=== Data shown ===
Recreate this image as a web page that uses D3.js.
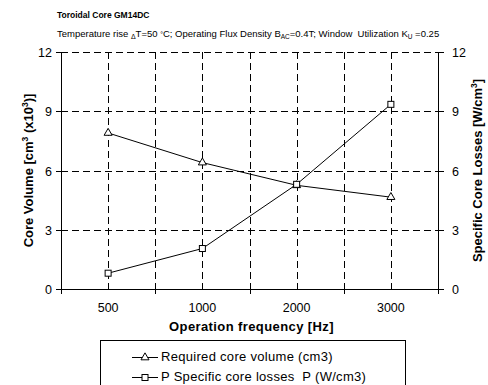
<!DOCTYPE html>
<meta charset="utf-8">
<style>
  body { margin: 0; background: #fff; }
  svg { font-family: "Liberation Sans", Arial, sans-serif; }
</style>
<svg width="488" height="385"></svg>
<script src="https://cdn.jsdelivr.net/npm/d3@7"></script>
<script>

var categories = ["500", "1000", "2000", "3000"];
var coreVolume = [7.9, 6.4, 5.25, 4.65];
var coreLosses = [0.8, 2.05, 5.3, 9.35];
var yTicks = [0, 3, 6, 9, 12];

var svg = d3.select("svg");

var pLeft = 61, pRight = 438, pTop = 52, pBottom = 289;

var x = d3.scaleBand().domain(categories).range([pLeft, pRight]).padding(0);
var y = d3.scaleLinear().domain([0, 12]).range([pBottom, pTop]);
var y2 = d3.scaleLinear().domain([0, 12]).range([pBottom, pTop]);

// titles
svg.append("text")
    .attr("x", 57).attr("y", 18)
    .attr("font-size", 8.5).attr("font-weight", "bold")
    .text("Toroidal Core GM14DC");

var sub = svg.append("text")
    .attr("x", 57).attr("y", 37)
    .attr("font-size", 9.5)
    .style("white-space", "pre");
sub.append("tspan").text("Temperature rise ");
sub.append("tspan").attr("font-size", 7).attr("dy", 1.5).text("\u0394");
sub.append("tspan").attr("dy", -1.5).text("T=50 ");
sub.append("tspan").attr("font-size", 7).text("\u00b0");
sub.append("tspan").text("C; Operating Flux Density B");
sub.append("tspan").attr("font-size", 6.5).attr("dy", 2).text("AC");
sub.append("tspan").attr("dy", -2).text("=0.4T; Window  Utilization K");
sub.append("tspan").attr("font-size", 6.5).attr("dy", 2).text("U");
sub.append("tspan").attr("dy", -2).text(" =0.25");

// grid
var grid = svg.append("g")
    .attr("stroke", "#000").attr("stroke-width", 1)
    .attr("stroke-dasharray", "7,4");

var vx = [];
categories.forEach(function(c, i) {
  vx.push(x(c) + x.bandwidth() / 2);
  if (i > 0) vx.push(x(c));
});

grid.selectAll("line.v").data(vx).enter().append("line")
    .attr("x1", function(d) { return Math.round(d) + 0.5; })
    .attr("x2", function(d) { return Math.round(d) + 0.5; })
    .attr("y1", pTop).attr("y2", pBottom);

grid.selectAll("line.h").data([3, 6, 9, 12]).enter().append("line")
    .attr("x1", pLeft).attr("x2", pRight)
    .attr("y1", function(d) { return Math.round(y(d)) + 0.5; })
    .attr("y2", function(d) { return Math.round(y(d)) + 0.5; });

// axes
var axes = svg.append("g").attr("stroke", "#000").attr("stroke-width", 1);
axes.append("line").attr("x1", pLeft + 0.5).attr("x2", pLeft + 0.5).attr("y1", pTop).attr("y2", pBottom);
axes.append("line").attr("x1", pRight + 0.5).attr("x2", pRight + 0.5).attr("y1", pTop).attr("y2", pBottom);
axes.append("line").attr("x1", pLeft).attr("x2", pRight + 1).attr("y1", pBottom + 0.5).attr("y2", pBottom + 0.5);

// y ticks
yTicks.forEach(function(t) {
  var yy = Math.round(y(t)) + 0.5;
  axes.append("line").attr("x1", pLeft - 5).attr("x2", pLeft).attr("y1", yy).attr("y2", yy);
  axes.append("line").attr("x1", pRight).attr("x2", pRight + 6).attr("y1", yy).attr("y2", yy);
});

// x ticks: crossing ticks at band edges, small ticks at centers
var edges = categories.map(function(c) { return x(c); }).concat([pRight]);
edges.forEach(function(e) {
  var xx = Math.round(e) + 0.5;
  axes.append("line").attr("x1", xx).attr("x2", xx).attr("y1", pBottom - 5).attr("y2", pBottom + 5);
});
categories.forEach(function(c) {
  var xx = Math.round(x(c) + x.bandwidth() / 2) + 0.5;
  axes.append("line").attr("x1", xx).attr("x2", xx).attr("y1", pBottom - 4).attr("y2", pBottom);
});

// tick labels
svg.append("g").selectAll("text").data(yTicks).enter().append("text")
    .attr("x", pLeft - 9).attr("y", function(d) { return y(d) + 5; })
    .attr("text-anchor", "end").attr("font-size", 12.5)
    .text(function(d) { return d; });

svg.append("g").selectAll("text").data(yTicks).enter().append("text")
    .attr("x", pRight + 14).attr("y", function(d) { return y2(d) + 5; })
    .attr("text-anchor", "start").attr("font-size", 12.5)
    .text(function(d) { return d; });

svg.append("g").selectAll("text").data(categories).enter().append("text")
    .attr("x", function(d) { return x(d) + x.bandwidth() / 2; })
    .attr("y", 312)
    .attr("text-anchor", "middle").attr("font-size", 12.5)
    .text(function(d) { return d; });

// axis titles
svg.append("text")
    .attr("x", (pLeft + pRight) / 2 + 2).attr("y", 331)
    .attr("text-anchor", "middle").attr("font-size", 13).attr("font-weight", "bold")
    .attr("letter-spacing", 0.4)
    .text("Operation frequency [Hz]");

var lt = svg.append("text")
    .attr("transform", "translate(33," + ((pTop + pBottom) / 2) + ") rotate(-90)")
    .attr("text-anchor", "middle").attr("font-size", 13).attr("font-weight", "bold");
lt.append("tspan").text("Core Volume [cm");
lt.append("tspan").attr("font-size", 8.5).attr("dy", -5).text("3");
lt.append("tspan").attr("dy", 5).text(" (x10");
lt.append("tspan").attr("font-size", 8.5).attr("dy", -5).text("3");
lt.append("tspan").attr("dy", 5).text(")]");

var rt = svg.append("text")
    .attr("transform", "translate(482," + ((pTop + pBottom) / 2) + ") rotate(-90)")
    .attr("text-anchor", "middle").attr("font-size", 13).attr("font-weight", "bold");
rt.append("tspan").text("Specific Core Losses [W/cm");
rt.append("tspan").attr("font-size", 8.5).attr("dy", -5).text("3");
rt.append("tspan").attr("dy", 5).text("]");

// series
var cx = function(d, i) { return x(categories[i]) + x.bandwidth() / 2; };
var line = d3.line().x(cx).y(function(d) { return y(d); });
var line2 = d3.line().x(cx).y(function(d) { return y2(d); });

svg.append("path").datum(coreVolume).attr("d", line)
    .attr("fill", "none").attr("stroke", "#000").attr("stroke-width", 1);
svg.append("path").datum(coreLosses).attr("d", line2)
    .attr("fill", "none").attr("stroke", "#000").attr("stroke-width", 1);

var tri = d3.symbol().type(d3.symbolTriangle).size(28);
svg.append("g").selectAll("path").data(coreVolume).enter().append("path")
    .attr("d", tri)
    .attr("transform", function(d, i) { return "translate(" + cx(d, i) + "," + y(d) + ")"; })
    .attr("fill", "#fff").attr("stroke", "#000").attr("stroke-width", 1);

svg.append("g").selectAll("rect").data(coreLosses).enter().append("rect")
    .attr("x", function(d, i) { return cx(d, i) - 3; })
    .attr("y", function(d) { return y2(d) - 3; })
    .attr("width", 6).attr("height", 6)
    .attr("fill", "#fff").attr("stroke", "#000").attr("stroke-width", 1);

// legend
var lg = svg.append("g");
lg.append("rect").attr("x", 100.5).attr("y", 340.5).attr("width", 305).attr("height", 60)
    .attr("fill", "#fff").attr("stroke", "#000").attr("stroke-width", 1);

var legendItems = [
  { label: "Required core volume (cm3)", mark: "tri", y: 357 },
  { label: "P Specific core losses  P (W/cm3)", mark: "sq", y: 377 }
];
legendItems.forEach(function(it) {
  lg.append("line").attr("x1", 132).attr("x2", 158).attr("y1", it.y + 0.5).attr("y2", it.y + 0.5)
      .attr("stroke", "#000");
  if (it.mark === "tri") {
    lg.append("path").attr("d", tri).attr("transform", "translate(145," + (it.y + 0.5) + ")")
        .attr("fill", "#fff").attr("stroke", "#000");
  } else {
    lg.append("rect").attr("x", 142).attr("y", it.y - 2.5).attr("width", 6).attr("height", 6)
        .attr("fill", "#fff").attr("stroke", "#000");
  }
  lg.append("text").attr("x", 161).attr("y", it.y + 4)
      .attr("font-size", 13).attr("letter-spacing", 0.3)
      .style("white-space", "pre").text(it.label);
});

</script>
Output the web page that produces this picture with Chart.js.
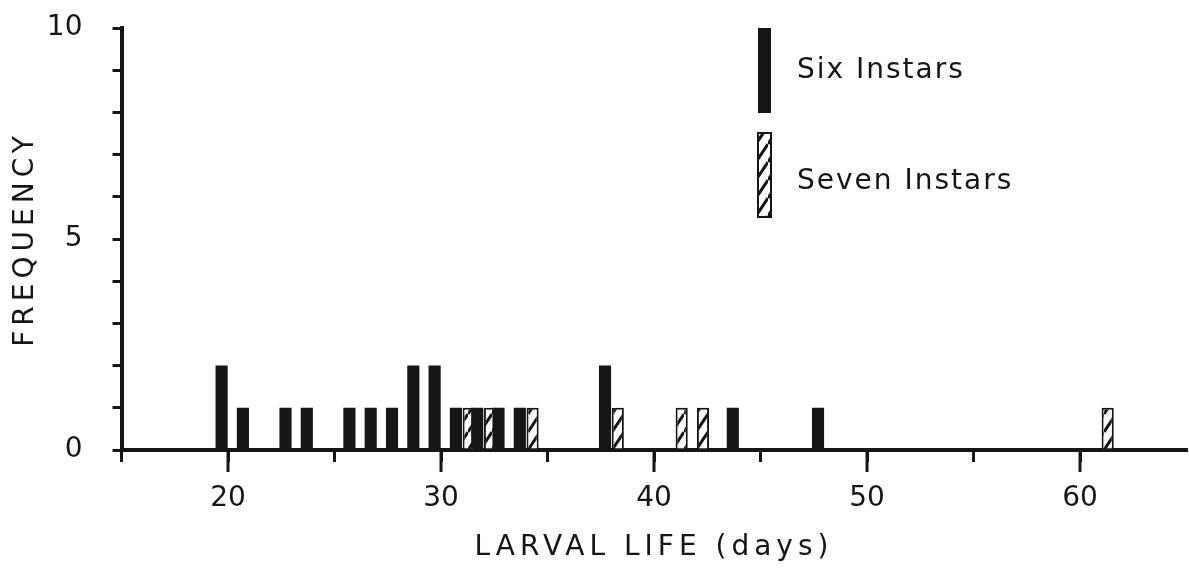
===
Show the lines of the material that contain the word "this".

Recreate this image as a web page that uses D3.js.
Output the web page that produces this picture with Chart.js.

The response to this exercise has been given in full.